>> Start

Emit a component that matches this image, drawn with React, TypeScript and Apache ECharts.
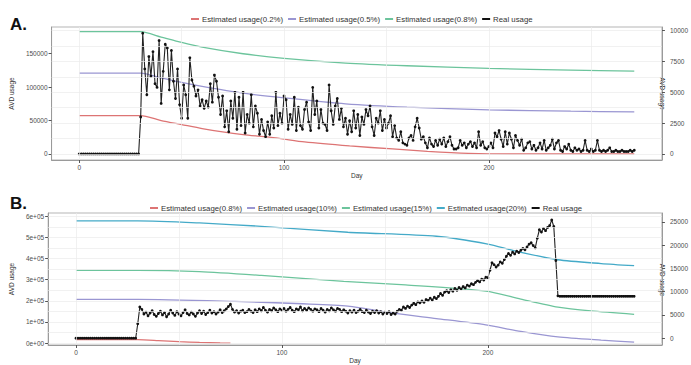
import React, { useEffect, useRef } from 'react';
import * as echarts from 'echarts';

const FONT = '"Liberation Sans", Arial, sans-serif';

// ---------- Panel A ----------
const legendA = ['Estimated usage(0.2%)', 'Estimated usage(0.5%)', 'Estimated usage(0.8%)', 'Real usage'];

const estA02Days = [0, 30, 40, 50, 60, 70, 80, 96, 110, 132, 153, 170, 190, 210, 271];
const estA02 = [57500, 57500, 50000, 44000, 38000, 33000, 29000, 24000, 18000, 12000, 7500, 4000, 1000, 0, 0];

const estA05Days = [0, 30, 40, 50, 60, 80, 100, 130, 160, 200, 240, 271];
const estA05 = [121000, 121000, 114000, 107000, 101000, 91000, 84000, 75000, 70000, 66000, 64000, 63000];

const estA08Days = [0, 30, 40, 50, 60, 80, 100, 130, 160, 200, 240, 271];
const estA08 = [183000, 183000, 175000, 167000, 160000, 150000, 143000, 136000, 132000, 128000, 125500, 124000];

// Real usage, one value per day starting at day 0
const realA = [
  0, 0, 0, 0, 0, 0, 0, 0, 0, 0,
  0, 0, 0, 0, 0, 0, 0, 0, 0, 0,
  0, 0, 0, 0, 0, 0, 0, 0, 0, 0,
  3000,
  9800, 6900, 4800, 7900, 6300, 8300, 5700, 5400, 9200, 4100,
  6700, 8900, 8600, 5200, 8400, 5900, 4500, 6900, 4000, 2900,
  5600, 4800, 2900, 7800, 6000, 5500, 4700, 5200, 3900, 4400,
  3700, 4300, 3800, 5700, 4200, 6400, 5900, 4600, 3200, 4700,
  2200, 3500, 1800, 4300, 2900, 5000, 2000, 4600, 2300, 5000,
  1700, 3200, 2500, 4800, 2200, 3900, 3300, 1600, 2800, 1900,
  1400, 2600, 1600, 3100, 2100, 5000, 2300, 3300, 2500, 4700,
  4400, 2000, 3200, 2400, 4600, 1900, 3800, 2300, 2000, 3600,
  4200, 2600, 1900, 5400, 3200, 4300, 2100, 3600, 2500, 2400,
  1900, 5600, 3500, 2400, 3900, 4500, 2800, 3700, 2200, 2900,
  1600, 2700, 1800, 3500, 2100, 3200, 1500, 3000, 2400, 3600,
  3100, 3900, 2200, 1500, 2900, 2500, 3500, 1900, 2800, 2100,
  2500, 3100, 1400, 2300, 1300, 1100, 1800, 900, 800, 700,
  1300, 1500, 1100, 2200, 2900, 2100, 1200, 1400, 900, 500,
  1300, 800, 600, 1100, 700, 1200, 800, 1300, 600, 1000,
  1400, 700, 400, 400, 500, 1100, 700, 900, 500, 800,
  1000, 600, 900, 500, 1800, 700, 1000, 500, 400, 600,
  900, 500, 1700, 1400, 1900, 1200, 600, 1800, 800, 1700,
  1200, 500, 1500, 1100, 700, 1200, 300, 500, 900, 1000,
  400, 700, 300, 500, 900, 400, 1100, 300, 500, 700,
  1200, 400, 900, 1100, 300, 200, 600, 400, 800, 300,
  200, 500, 300, 400, 200, 300, 1100, 300, 200, 400,
  200, 300, 1100, 300, 200, 300, 200, 300, 500, 200,
  200, 300, 200, 200, 300, 200, 200, 200, 300, 200, 300,
];

// ---------- Panel B ----------
const legendB = ['Estimated usage(0.8%)', 'Estimated usage(10%)', 'Estimated usage(15%)', 'Estimated usage(20%)', 'Real usage'];

const estB08Days = [0, 30, 40, 50, 60, 70, 75];
const estB08 = [16000, 16000, 12000, 7000, 3000, 500, 0];

const estB10Days = [0, 30, 77, 110, 132, 155, 175, 199, 216, 234, 255, 271];
const estB10 = [207000, 207000, 197000, 186000, 175000, 140000, 116000, 86000, 55000, 29000, 14000, 5000];

const estB15Days = [0, 30, 60, 90, 130, 160, 199, 216, 234, 250, 271];
const estB15 = [344000, 344000, 338000, 320000, 292000, 275000, 246000, 208000, 170000, 152000, 136000];

const estB20Days = [0, 30, 60, 90, 132, 175, 200, 213, 234, 255, 271];
const estB20 = [578000, 578000, 568000, 552000, 524000, 505000, 468000, 436000, 394000, 376000, 366000];

const realB = [
  0, 0, 0, 0, 0, 0, 0, 0, 0, 0,
  0, 0, 0, 0, 0, 0, 0, 0, 0, 0,
  0, 0, 0, 0, 0, 0, 0, 0, 0, 0,
  3100,
  6700, 6200, 5200, 5600, 4800, 5400, 5900, 5100, 4700, 5300,
  5800, 5000, 5500, 4600, 5200, 6000, 5400, 4900, 5700, 5200,
  4800, 5500, 6100, 5300, 5000, 5600, 5200, 4700, 5400, 5900,
  5300, 5800, 5100, 5500, 6000, 5400, 5700, 5200, 5600, 6100,
  5500, 5900, 6300, 6800, 7300, 6200, 5600, 5900, 5400, 5800,
  6000, 5500, 5700, 6200, 5800, 5500, 6100, 5700, 6300, 5900,
  6600, 6000, 5600, 6200, 5900, 6500, 6100, 5700, 6300, 6000,
  6400, 5800, 6200, 6600, 6000, 5700, 6300, 6100, 6700, 5900,
  6400, 6000, 6500, 6200, 5800, 6300, 6100, 5700, 6400, 6000,
  5600, 6200, 5900, 6500, 6100, 5800, 6400, 6200, 5700, 6100,
  5800, 5400, 5900, 5600, 6000, 5500, 5800, 6200, 5700, 5500,
  6000, 5600, 5300, 5800, 5500, 5900, 5400, 5700, 5200, 5600,
  5300, 5700, 5100, 5400, 5200, 5800, 6200, 6000, 6700, 6400,
  6900, 6600, 7100, 7500, 7200, 7800, 7600, 8000, 7700, 8300,
  8100, 8600, 8200, 8800, 8500, 9000, 9600, 9200, 9900, 10200,
  9800, 10400, 10100, 10700, 10300, 10900, 10600, 11100, 10800, 11400,
  11200, 11700, 11500, 12000, 12400, 12100, 12700, 12500, 13100, 13000,
  14600, 16200, 15800, 15300, 15700, 16400, 16100, 16900, 17600, 18200,
  17800, 18500, 18100, 18700, 18400, 18900, 19300, 19000, 19600, 20200,
  20500, 19900, 19400, 21500, 23300, 22800, 23600, 23100, 23800, 24200,
  25400, 24000, 16700, 9100,
  9000, 9000, 9000, 9000, 9000, 9000, 9000, 9000, 9000, 9000,
  9000, 9000, 9000, 9000, 9000, 9000, 9000, 9000, 9000, 9000,
  9000, 9000, 9000, 9000, 9000, 9000, 9000, 9000, 9000, 9000,
  9000, 9000, 9000, 9000, 9000, 9000, 9000,
];

// axis ticks
const dayTicks = [0, 100, 200];
const dayGrid = [0, 50, 100, 150, 200, 250];
const leftTicksA = [0, 50000, 100000, 150000];
const rightTicksA = [0, 2500, 5000, 7500, 10000];
const gridYA = [0, 1250, 2500, 3750, 5000, 6250, 7500, 8750, 10000];
const leftTicksB = [0, 100000, 200000, 300000, 400000, 500000, 600000];
const rightTicksB = [0, 5000, 10000, 15000, 20000, 25000];
const gridYB = [0, 50000, 100000, 150000, 200000, 250000, 300000, 350000, 400000, 450000, 500000, 550000, 600000];

const COLORS = {
  red: '#dd7474',
  purple: '#9a96d2',
  green: '#6cc49c',
  cyan: '#44aac8',
  black: '#111111',
};

const pairs = (xs: number[], ys: number[]) => xs.map((x, i) => [x, ys[i]]);
const daily = (ys: number[]) => ys.map((y, i) => [i, y]);
const plain = (v: number) => String(Math.round(v));

const labelStyle = { fontSize: 6.5, color: '#4d4d4d', fontFamily: FONT };

function xAxisCfg(gridIndex: number) {
  return {
    type: 'value',
    gridIndex,
    min: -13.5,
    max: 284.5,
    axisLine: { show: true, onZero: false, lineStyle: { color: '#9a9a9a', width: 1 } },
    axisTick: { show: true, length: 3, customValues: dayTicks, lineStyle: { color: '#555' } },
    axisLabel: { ...labelStyle, margin: 4, customValues: dayTicks, formatter: plain },
    splitLine: { show: false },
    name: 'Day',
    nameLocation: 'middle',
    nameGap: 12,
    nameTextStyle: { fontSize: 6.5, color: '#333', fontFamily: FONT },
  };
}

function yAxisCfg(gridIndex: number, position: string, min: number, max: number, ticks: number[], extra: any = {}) {
  return {
    type: 'value',
    gridIndex,
    position,
    min,
    max,
    axisLine: { show: true, onZero: false, lineStyle: { color: '#9a9a9a', width: 1 } },
    axisTick: { show: true, length: 3, customValues: ticks, lineStyle: { color: '#555' } },
    axisLabel: { ...labelStyle, margin: 4, customValues: ticks, formatter: plain, ...(extra.axisLabel || {}) },
    splitLine: { show: false },
    ...(extra.rest || {}),
  };
}

function gridLines(xIdx: number, yIdx: number, ys: number[]) {
  return {
    type: 'line',
    name: 'grid' + xIdx,
    xAxisIndex: xIdx,
    yAxisIndex: yIdx,
    data: [],
    silent: true,
    z: 0,
    markLine: {
      silent: true,
      symbol: ['none', 'none'],
      label: { show: false },
      lineStyle: { color: '#ebebeb', width: 0.7, type: 'solid' },
      emphasis: { disabled: true },
      data: [...dayGrid.map((v) => ({ xAxis: v })), ...ys.map((v) => ({ yAxis: v }))],
    },
  };
}

function estSeries(name: string, xIdx: number, yIdx: number, days: number[], vals: number[], color: string) {
  return {
    type: 'line',
    name,
    xAxisIndex: xIdx,
    yAxisIndex: yIdx,
    data: pairs(days, vals),
    showSymbol: false,
    symbol: 'none',
    smooth: 0.25,
    lineStyle: { color, width: 1.3 },
    itemStyle: { color },
    z: 2,
  };
}

function realSeries(name: string, xIdx: number, yIdx: number, vals: number[]) {
  return {
    type: 'line',
    name,
    xAxisIndex: xIdx,
    yAxisIndex: yIdx,
    data: daily(vals),
    symbol: 'circle',
    symbolSize: 2.8,
    showSymbol: true,
    lineStyle: { color: '#222', width: 1.1 },
    itemStyle: { color: COLORS.black },
    z: 3,
  };
}

const stripPrefix = (n: string) => n.replace(/^[AB]\|/, '');

function buildOption() {
  return {
    animation: false,
    backgroundColor: '#ffffff',
    textStyle: { fontFamily: FONT },
    title: [
      { text: 'A.', left: 5, top: 11, textStyle: { fontSize: 17, fontWeight: 'bold', color: '#111', fontFamily: FONT } },
      { text: 'B.', left: 5, top: 190, textStyle: { fontSize: 17, fontWeight: 'bold', color: '#111', fontFamily: FONT } },
    ],
    legend: [
      {
        left: 186,
        top: 10,
        icon: 'rect',
        itemWidth: 8,
        itemHeight: 2,
        itemGap: 5,
        formatter: stripPrefix,
        textStyle: { fontSize: 7.8, color: '#333', fontFamily: FONT, padding: [0, 0, 0, -2] },
        data: [
          { name: 'A|' + legendA[0], itemStyle: { color: COLORS.red } },
          { name: 'A|' + legendA[1], itemStyle: { color: COLORS.purple } },
          { name: 'A|' + legendA[2], itemStyle: { color: COLORS.green } },
          { name: 'A|' + legendA[3], itemStyle: { color: COLORS.black } },
        ],
      },
      {
        left: 145,
        top: 199,
        icon: 'rect',
        itemWidth: 8,
        itemHeight: 2,
        itemGap: 5,
        formatter: stripPrefix,
        textStyle: { fontSize: 7.8, color: '#333', fontFamily: FONT, padding: [0, 0, 0, -2] },
        data: [
          { name: 'B|' + legendB[0], itemStyle: { color: COLORS.red } },
          { name: 'B|' + legendB[1], itemStyle: { color: COLORS.purple } },
          { name: 'B|' + legendB[2], itemStyle: { color: COLORS.green } },
          { name: 'B|' + legendB[3], itemStyle: { color: COLORS.cyan } },
          { name: 'B|' + legendB[4], itemStyle: { color: COLORS.black } },
        ],
      },
    ],
    grid: [
      { left: 45, top: 27, width: 626, height: 133, show: true, borderColor: '#b5b5b5', borderWidth: 1, backgroundColor: 'transparent' },
      { left: 45, top: 213, width: 626, height: 136, show: true, borderColor: '#b5b5b5', borderWidth: 1, backgroundColor: 'transparent' },
    ],
    xAxis: [xAxisCfg(0), xAxisCfg(1)],
    yAxis: [
      yAxisCfg(0, 'left', -9000, 190000, leftTicksA, {
        rest: {
          name: 'AVD usage',
          nameLocation: 'middle',
          nameGap: 28,
          nameRotate: 90,
          nameTextStyle: { fontSize: 6.5, color: '#333', fontFamily: FONT },
        },
      }),
      yAxisCfg(0, 'right', -490, 10300, rightTicksA, { axisLabel: { margin: 8 } }),
      yAxisCfg(1, 'left', -9000, 615000, leftTicksB, {
        axisLabel: {
          formatter: (v: number) => (v === 0 ? '0e+00' : `${Math.round(v / 100000)}e+05`),
        },
        rest: {
          name: 'AVD usage',
          nameLocation: 'middle',
          nameGap: 28,
          nameRotate: 90,
          nameTextStyle: { fontSize: 6.5, color: '#333', fontFamily: FONT },
        },
      }),
      yAxisCfg(1, 'right', -1460, 26900, rightTicksB, { axisLabel: { margin: 8 } }),
    ],
    graphic: [
      {
        type: 'text',
        x: 662,
        y: 93.5,
        rotation: -Math.PI / 2,
        silent: true,
        style: { text: 'AVD usage', fontSize: 6.5, fill: '#333', align: 'center', verticalAlign: 'middle', fontFamily: FONT },
      },
      {
        type: 'text',
        x: 662,
        y: 280,
        rotation: -Math.PI / 2,
        silent: true,
        style: { text: 'AVD usage', fontSize: 6.5, fill: '#333', align: 'center', verticalAlign: 'middle', fontFamily: FONT },
      },
    ],
    series: [
      gridLines(0, 1, gridYA),
      gridLines(1, 2, gridYB),
      estSeries('A|' + legendA[0], 0, 0, estA02Days, estA02, COLORS.red),
      estSeries('A|' + legendA[1], 0, 0, estA05Days, estA05, COLORS.purple),
      estSeries('A|' + legendA[2], 0, 0, estA08Days, estA08, COLORS.green),
      realSeries('A|' + legendA[3], 0, 1, realA),
      estSeries('B|' + legendB[0], 1, 2, estB08Days, estB08, COLORS.red),
      estSeries('B|' + legendB[1], 1, 2, estB10Days, estB10, COLORS.purple),
      estSeries('B|' + legendB[2], 1, 2, estB15Days, estB15, COLORS.green),
      estSeries('B|' + legendB[3], 1, 2, estB20Days, estB20, COLORS.cyan),
      realSeries('B|' + legendB[4], 1, 3, realB),
    ],
  };
}

export default function App() {
  const ref = useRef<HTMLDivElement>(null);
  useEffect(() => {
    if (!ref.current) return;
    const chart = echarts.init(ref.current, null, { renderer: 'svg' });
    chart.setOption(buildOption() as any);
    return () => chart.dispose();
  }, []);
  return (
    <div
      ref={ref}
      style={{ position: 'absolute', left: 0, top: 0, width: 691, height: 365, background: '#fff' }}
    />
  );
}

>> End

● **PROBLEM STATEMENT**
Pictures excluded, repeat exactly the lines from the top of the material through the line with "128000, 125500, 124000];", including both of those lines.

● **TASK SOLUTION**
Emit a component that matches this image, drawn with React, TypeScript and Apache ECharts.
import React, { useEffect, useRef } from 'react';
import * as echarts from 'echarts';

const FONT = '"Liberation Sans", Arial, sans-serif';

// ---------- Panel A ----------
const legendA = ['Estimated usage(0.2%)', 'Estimated usage(0.5%)', 'Estimated usage(0.8%)', 'Real usage'];

const estA02Days = [0, 30, 40, 50, 60, 70, 80, 96, 110, 132, 153, 170, 190, 210, 271];
const estA02 = [57500, 57500, 50000, 44000, 38000, 33000, 29000, 24000, 18000, 12000, 7500, 4000, 1000, 0, 0];

const estA05Days = [0, 30, 40, 50, 60, 80, 100, 130, 160, 200, 240, 271];
const estA05 = [121000, 121000, 114000, 107000, 101000, 91000, 84000, 75000, 70000, 66000, 64000, 63000];

const estA08Days = [0, 30, 40, 50, 60, 80, 100, 130, 160, 200, 240, 271];
const estA08 = [183000, 183000, 175000, 167000, 160000, 150000, 143000, 136000, 132000, 128000, 125500, 124000];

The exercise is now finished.